# REQUIREMENTS
From the first line of the data down to and including the line with "from matplotlib.ticker import", copy everything exactly, leaving out pictures.
■ ■ ■
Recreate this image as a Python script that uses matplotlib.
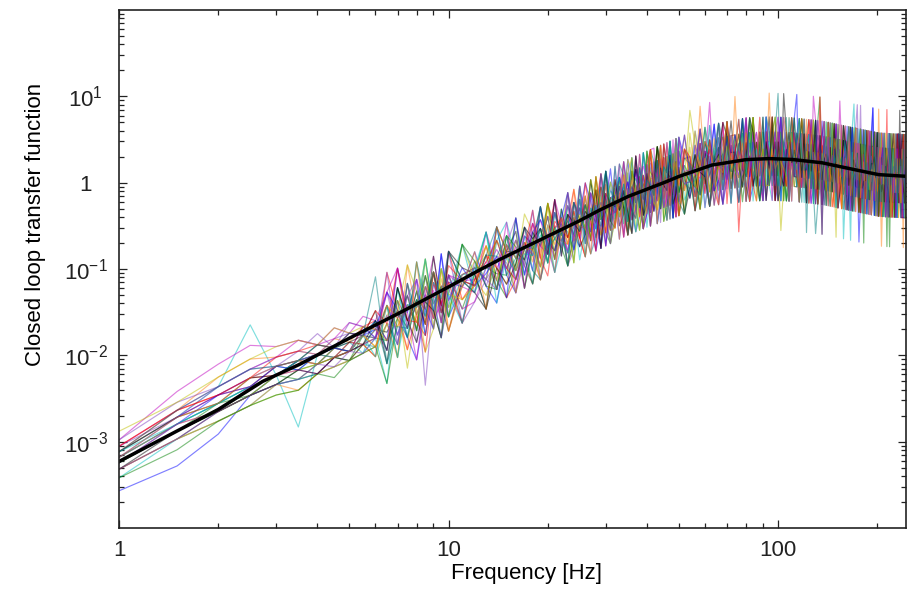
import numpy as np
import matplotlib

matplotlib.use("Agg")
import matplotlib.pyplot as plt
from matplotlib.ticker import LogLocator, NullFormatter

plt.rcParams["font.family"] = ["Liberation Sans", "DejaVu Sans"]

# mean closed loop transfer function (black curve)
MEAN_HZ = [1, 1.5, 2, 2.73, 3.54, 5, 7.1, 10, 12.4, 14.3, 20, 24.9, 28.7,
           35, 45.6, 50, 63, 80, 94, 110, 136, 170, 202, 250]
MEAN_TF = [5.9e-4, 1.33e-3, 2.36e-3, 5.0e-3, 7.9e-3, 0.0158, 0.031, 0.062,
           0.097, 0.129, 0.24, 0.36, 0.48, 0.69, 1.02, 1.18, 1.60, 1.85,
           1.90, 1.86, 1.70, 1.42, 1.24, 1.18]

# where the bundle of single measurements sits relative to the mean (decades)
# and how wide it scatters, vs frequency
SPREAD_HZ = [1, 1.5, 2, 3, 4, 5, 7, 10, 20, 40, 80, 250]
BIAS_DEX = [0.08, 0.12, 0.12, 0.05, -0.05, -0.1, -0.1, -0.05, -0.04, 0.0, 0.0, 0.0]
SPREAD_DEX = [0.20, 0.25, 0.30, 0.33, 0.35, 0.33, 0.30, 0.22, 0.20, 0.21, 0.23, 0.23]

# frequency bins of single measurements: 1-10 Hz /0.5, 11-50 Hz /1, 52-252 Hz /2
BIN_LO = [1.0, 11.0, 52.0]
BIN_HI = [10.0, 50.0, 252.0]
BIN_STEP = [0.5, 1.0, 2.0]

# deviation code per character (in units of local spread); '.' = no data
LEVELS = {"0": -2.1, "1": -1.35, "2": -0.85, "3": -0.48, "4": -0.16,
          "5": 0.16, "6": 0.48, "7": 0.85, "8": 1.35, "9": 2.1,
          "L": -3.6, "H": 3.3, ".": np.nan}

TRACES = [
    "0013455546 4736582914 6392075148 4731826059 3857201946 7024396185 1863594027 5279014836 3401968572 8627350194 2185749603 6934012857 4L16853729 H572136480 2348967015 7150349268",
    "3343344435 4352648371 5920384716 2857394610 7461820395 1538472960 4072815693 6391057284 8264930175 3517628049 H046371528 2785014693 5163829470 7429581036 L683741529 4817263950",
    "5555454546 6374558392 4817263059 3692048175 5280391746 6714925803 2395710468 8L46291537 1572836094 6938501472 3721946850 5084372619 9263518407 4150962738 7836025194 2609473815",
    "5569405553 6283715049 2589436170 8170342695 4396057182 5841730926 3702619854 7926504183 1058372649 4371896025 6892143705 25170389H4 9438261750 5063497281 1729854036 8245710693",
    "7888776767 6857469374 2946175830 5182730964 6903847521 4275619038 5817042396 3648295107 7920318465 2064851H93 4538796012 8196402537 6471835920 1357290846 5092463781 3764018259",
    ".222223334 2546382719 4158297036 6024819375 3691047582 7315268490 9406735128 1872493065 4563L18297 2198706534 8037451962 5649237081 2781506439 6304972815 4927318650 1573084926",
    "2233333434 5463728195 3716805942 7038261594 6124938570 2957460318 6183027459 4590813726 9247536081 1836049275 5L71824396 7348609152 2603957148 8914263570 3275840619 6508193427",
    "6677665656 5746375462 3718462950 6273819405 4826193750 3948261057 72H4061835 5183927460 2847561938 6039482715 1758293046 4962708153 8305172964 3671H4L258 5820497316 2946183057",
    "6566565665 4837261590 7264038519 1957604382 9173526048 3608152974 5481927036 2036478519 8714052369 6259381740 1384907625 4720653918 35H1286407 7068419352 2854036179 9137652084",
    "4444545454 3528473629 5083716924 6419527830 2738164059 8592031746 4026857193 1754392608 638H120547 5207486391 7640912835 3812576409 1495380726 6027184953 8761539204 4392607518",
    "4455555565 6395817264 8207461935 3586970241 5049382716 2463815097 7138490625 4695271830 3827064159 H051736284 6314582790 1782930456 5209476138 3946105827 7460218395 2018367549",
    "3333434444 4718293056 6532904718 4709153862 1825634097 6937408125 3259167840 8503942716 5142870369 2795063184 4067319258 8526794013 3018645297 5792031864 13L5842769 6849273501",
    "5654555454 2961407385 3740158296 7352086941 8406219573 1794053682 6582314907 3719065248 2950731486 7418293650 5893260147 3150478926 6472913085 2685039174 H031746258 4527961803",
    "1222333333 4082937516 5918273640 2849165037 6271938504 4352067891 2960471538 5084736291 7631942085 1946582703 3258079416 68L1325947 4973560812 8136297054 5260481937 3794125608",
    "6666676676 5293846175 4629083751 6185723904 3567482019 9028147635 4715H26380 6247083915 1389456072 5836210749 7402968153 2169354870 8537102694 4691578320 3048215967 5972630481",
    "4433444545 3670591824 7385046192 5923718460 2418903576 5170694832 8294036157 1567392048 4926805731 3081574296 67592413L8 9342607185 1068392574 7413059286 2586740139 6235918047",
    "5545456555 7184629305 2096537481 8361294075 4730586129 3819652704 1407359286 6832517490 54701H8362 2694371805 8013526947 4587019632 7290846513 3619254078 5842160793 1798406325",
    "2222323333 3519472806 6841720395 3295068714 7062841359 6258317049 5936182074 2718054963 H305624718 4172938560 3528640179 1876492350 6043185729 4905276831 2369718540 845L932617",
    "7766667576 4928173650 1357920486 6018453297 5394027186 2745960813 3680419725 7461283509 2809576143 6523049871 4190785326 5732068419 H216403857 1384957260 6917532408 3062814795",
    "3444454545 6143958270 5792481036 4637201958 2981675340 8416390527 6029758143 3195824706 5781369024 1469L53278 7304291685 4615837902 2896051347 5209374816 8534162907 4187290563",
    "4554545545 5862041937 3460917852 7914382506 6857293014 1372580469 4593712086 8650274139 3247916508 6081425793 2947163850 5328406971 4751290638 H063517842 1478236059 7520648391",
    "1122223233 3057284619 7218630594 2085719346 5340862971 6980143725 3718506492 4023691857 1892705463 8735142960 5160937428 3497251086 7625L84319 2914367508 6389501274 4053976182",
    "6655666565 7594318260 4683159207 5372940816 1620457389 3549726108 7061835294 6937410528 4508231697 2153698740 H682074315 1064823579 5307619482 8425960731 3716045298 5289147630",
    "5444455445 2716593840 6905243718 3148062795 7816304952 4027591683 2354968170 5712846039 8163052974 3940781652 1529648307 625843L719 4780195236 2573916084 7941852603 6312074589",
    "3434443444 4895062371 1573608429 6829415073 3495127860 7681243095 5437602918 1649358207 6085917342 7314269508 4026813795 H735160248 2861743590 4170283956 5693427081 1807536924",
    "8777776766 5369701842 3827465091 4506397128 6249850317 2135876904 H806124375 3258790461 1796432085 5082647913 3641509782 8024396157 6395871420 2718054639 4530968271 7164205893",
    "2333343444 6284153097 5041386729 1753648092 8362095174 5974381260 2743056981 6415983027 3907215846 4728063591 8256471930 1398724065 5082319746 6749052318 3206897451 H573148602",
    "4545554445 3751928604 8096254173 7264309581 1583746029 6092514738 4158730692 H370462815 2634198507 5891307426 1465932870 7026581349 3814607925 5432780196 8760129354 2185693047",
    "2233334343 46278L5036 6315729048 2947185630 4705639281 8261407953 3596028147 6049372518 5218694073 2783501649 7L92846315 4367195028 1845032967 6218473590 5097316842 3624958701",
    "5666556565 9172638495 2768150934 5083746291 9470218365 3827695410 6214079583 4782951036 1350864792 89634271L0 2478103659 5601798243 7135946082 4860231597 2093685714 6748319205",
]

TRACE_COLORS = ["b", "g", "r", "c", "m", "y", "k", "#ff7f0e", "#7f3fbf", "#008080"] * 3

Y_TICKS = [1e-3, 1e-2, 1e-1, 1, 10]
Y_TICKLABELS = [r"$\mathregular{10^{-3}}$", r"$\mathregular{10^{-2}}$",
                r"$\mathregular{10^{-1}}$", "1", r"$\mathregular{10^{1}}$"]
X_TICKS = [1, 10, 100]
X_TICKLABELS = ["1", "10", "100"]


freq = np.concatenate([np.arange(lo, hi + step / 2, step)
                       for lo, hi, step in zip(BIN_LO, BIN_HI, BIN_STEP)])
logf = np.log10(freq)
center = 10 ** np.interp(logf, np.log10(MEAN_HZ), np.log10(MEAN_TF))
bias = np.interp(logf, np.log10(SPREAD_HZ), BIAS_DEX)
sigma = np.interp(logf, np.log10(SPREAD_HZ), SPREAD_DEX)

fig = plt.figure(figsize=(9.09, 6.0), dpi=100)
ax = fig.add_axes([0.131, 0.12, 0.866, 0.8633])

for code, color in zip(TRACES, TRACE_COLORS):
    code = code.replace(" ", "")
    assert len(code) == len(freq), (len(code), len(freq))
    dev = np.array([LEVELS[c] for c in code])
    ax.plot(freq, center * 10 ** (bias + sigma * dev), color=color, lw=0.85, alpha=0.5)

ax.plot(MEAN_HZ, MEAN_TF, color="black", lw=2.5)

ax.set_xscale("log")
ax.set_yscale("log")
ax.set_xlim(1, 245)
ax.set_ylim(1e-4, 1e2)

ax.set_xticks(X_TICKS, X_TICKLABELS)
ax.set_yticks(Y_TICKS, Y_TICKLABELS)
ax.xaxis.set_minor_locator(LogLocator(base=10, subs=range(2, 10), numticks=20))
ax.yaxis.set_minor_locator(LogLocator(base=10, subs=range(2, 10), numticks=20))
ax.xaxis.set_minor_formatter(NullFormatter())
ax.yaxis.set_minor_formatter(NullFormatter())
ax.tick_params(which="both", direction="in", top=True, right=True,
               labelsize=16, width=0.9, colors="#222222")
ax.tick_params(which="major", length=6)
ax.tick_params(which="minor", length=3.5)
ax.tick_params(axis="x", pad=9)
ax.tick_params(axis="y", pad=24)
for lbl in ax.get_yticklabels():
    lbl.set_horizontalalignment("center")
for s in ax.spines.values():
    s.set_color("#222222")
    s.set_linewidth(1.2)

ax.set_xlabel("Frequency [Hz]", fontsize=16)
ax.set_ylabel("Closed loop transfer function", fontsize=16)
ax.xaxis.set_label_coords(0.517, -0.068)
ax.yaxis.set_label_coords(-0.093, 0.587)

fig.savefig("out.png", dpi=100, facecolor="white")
■ ■ ■
# SOLUTION TO THE EXERCISE
Recreate this image as a Python script that uses matplotlib.
import numpy as np
import matplotlib

matplotlib.use("Agg")
import matplotlib.pyplot as plt
from matplotlib.ticker import LogLocator, NullFormatter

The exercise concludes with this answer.